Seeking missile behaviour

Duke

New Member
Hi

We are doing a fly simulator game and wanted to make seeking missile with realistic behaviour and target finding.

I would like to know how different types of seeking missiles behave when they miss a target.
I think that heat seeking missile is not able to turn around after missing a target. (Like in the movies) Is this correct? What will missile actually do after missing it's target? Will it try to turn around, continue straight forward motion, or probably something else?

And what about active and semi-active radar homing missiles?

Thanks,
WBR
 

Go229

New Member
That would depend very much on the generation of those missiles. A first-generation rear aspect Infra-red (that can only see the hot exhaust and tail-chase". If it loses it's target it could relocate on the next hottest source ie: the sun or another aircraft. Those where early cryo-cooled IR sensor, nowadays there are IR digital imagers than can see the actual shape of the target in the IR spectrum and really make evasion difficult.

A semi-active radar guided missile needs the launcher to illuminate the target with the radar (it either ride the beam ie "beamriding" or has a passive radar sensor that sees the radar reflection) so if the radar signal is cut or jammed, that missiles loses guidance unless it can home on a target's turned on radar. That's why today Active-seeker missiles that have their own active radar are used, they can track their own target and are fire-and-forget. No need to leave on the radar all the way in.
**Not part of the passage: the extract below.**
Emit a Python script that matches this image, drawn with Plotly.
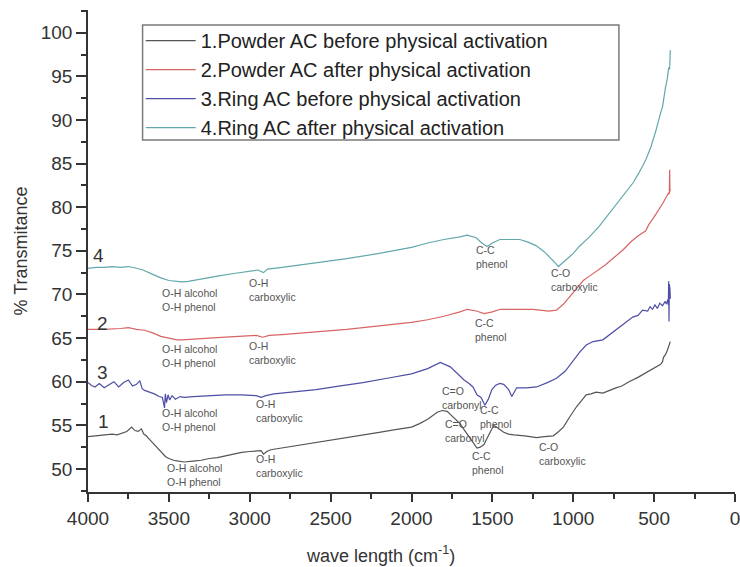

The better and more modern that missile is the more range, speed and manoeverability it will have. A modern Fire-and-Forget missile can turn around and automatically seek it's target, while an older missile if it misses will generally continue until it runs out of fuel and self-destructs. The farther a missile's intendend range, the less manoeverable it will be due to the speed, fuel and size for electronics it needs. A close-range missile is way more compact and agile and can generally pull way more G's than a medium or long-range missile. A modern one like a Python-5 or R-74M Archer would be very, very hard to evade unless you had a lot of flares and that your plane is supermanoeverable.

Newer long-range missiles generally have a speed of about mach 3-4 and the new ramjet russian R-77M1 version will reach mach 5 with a range of 140km.